Eppure sono certo che quel signore non era matto, ma solo in preda ad un attacco di ira da ebollizione. Anni fa, ho letto che lo psicologo Craig Anderson si era messo in testa di dimostrare l’influsso del caldo sul sistema nervoso centrale del genere umano. Quattro studenti universitari sono stati sottoposti a un esperimento che consisteva nel vedere alcuni video di coppie impegnate in una discussione: mentre la prima era per lo più tranquilla, le altre avevano un’intensità crescente che sfociava in un litigio. Ognuno dei quattro studenti era seduto in stanze diverse, con temperature molto differenti che andavano da 14 a 36 gradi. Alla fine, è arrivata la conferma delle teorie di Anderson: gli studenti rimasti “al fresco” tendevano a giustificare il comportamento della coppia mostrata nei video. Quelli costretti alla canicola hanno dato invece giudizi sui due litiganti che sfioravano la pena capitale.
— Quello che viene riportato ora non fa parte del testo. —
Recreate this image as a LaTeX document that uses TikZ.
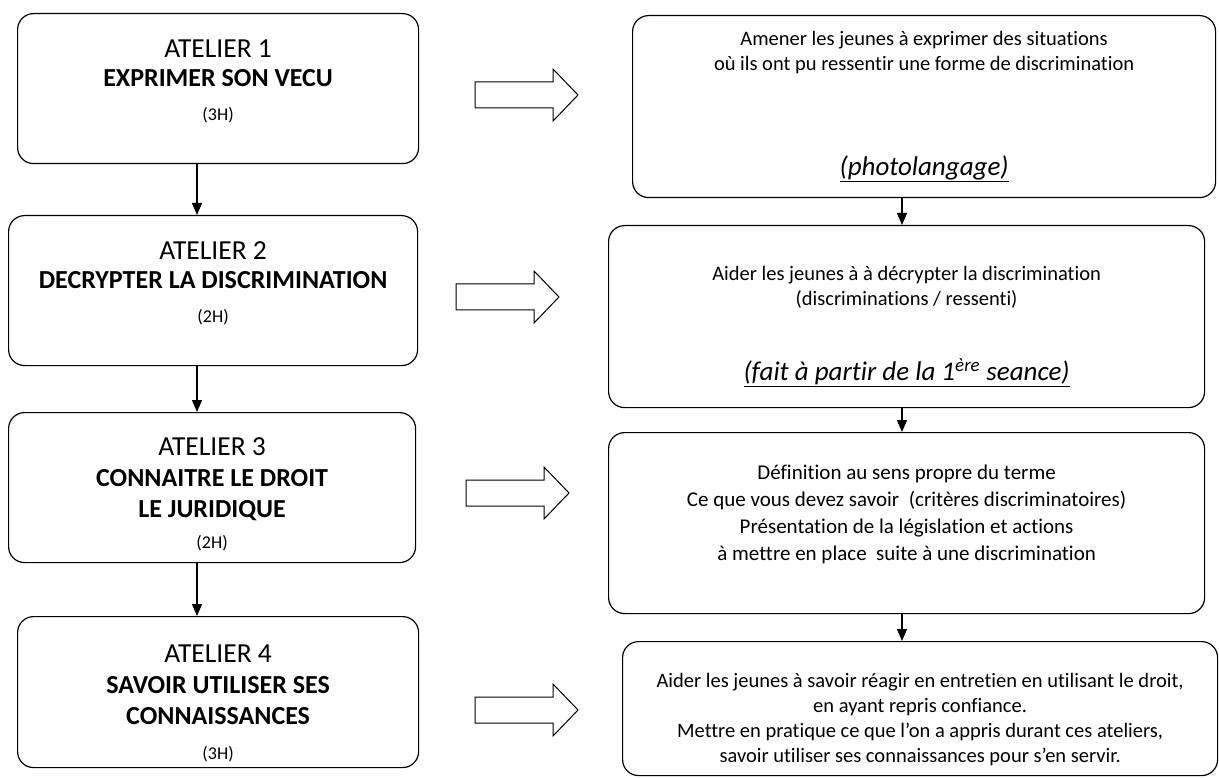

Tutto questo, per ricordare che fra qualche settimana – complici anche le bollette – avremo la necessità opposta: quella di scaldarci. E siccome la sfiga ama tanto viaggiare in tandem, sarà quasi sicuramente un inverno glaciale. E allora ci ritroveremo ancora tutti al supermercato, costretti a mettere due michette appena sfornate sotto le ascelle.

Dal caldo al freddo, dimenticando il primo per pensare al secondo, in uno spostamento della soglia di attenzione che fa scordare il passato pensando al presente, ma evitando con cura di occuparci del futuro. Ovvero del perché le stagioni sono sempre più estreme, e noi anche.